Kolejny sklepowy złodziej stanie przed sądem. Pewien „oszczędny” mieszkaniec Warszawy został zatrzymany przez ochronę jednego ze sklepów działających na terenie gminy Nieporęt, a następnie przekazany tamtejszym policjantom. Jak się okazało, łupem 44-latka padły kawa i artykuły chemiczne o wartości aż 1400 zł.
Mężczyzna został złapany na gorącym uczynku przez jednego z ochroniarzy, kiedy nie płacąc za towar, próbował wyjść ze sklepu. Na miejsce natychmiast został wezwany policyjny patrol. Funkcjonariusze ustalili, że 44-latek zabierał z półek kawy oraz artykuły chemiczne, które następnie, zamiast do koszyka, wkładał do swego obszernego plecaka. Jego łupem padł towar o łącznej wartości ponad 1400 zł. Padł, ale na krótko. Odzyskane artykuły szybko wróciły na sklepowe półki, a złodziej trafił do policyjnego aresztu.

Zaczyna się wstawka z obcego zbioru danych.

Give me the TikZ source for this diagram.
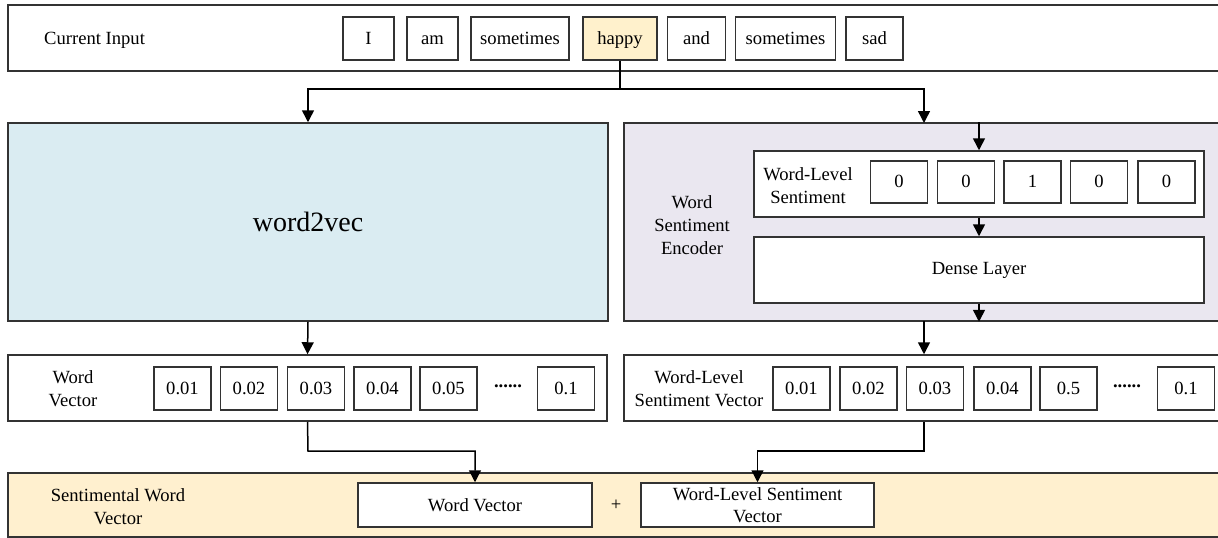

W trakcie prowadzenia czynności śledczy ustalili, że nie była to pierwsza kradzież popełniona przez 44-latka. W rezultacie mieszkaniec stolicy usłyszał zarzut kradzieży, ale w warunkach recydywy. Za przestępstwo kradzieży grozi mu teraz kara do pięciu lat pozbawienia wolności, warunki recydywy zwiększają jednak jej wymiar o połowę. O dalszym losie podejrzanego zadecyduje sąd.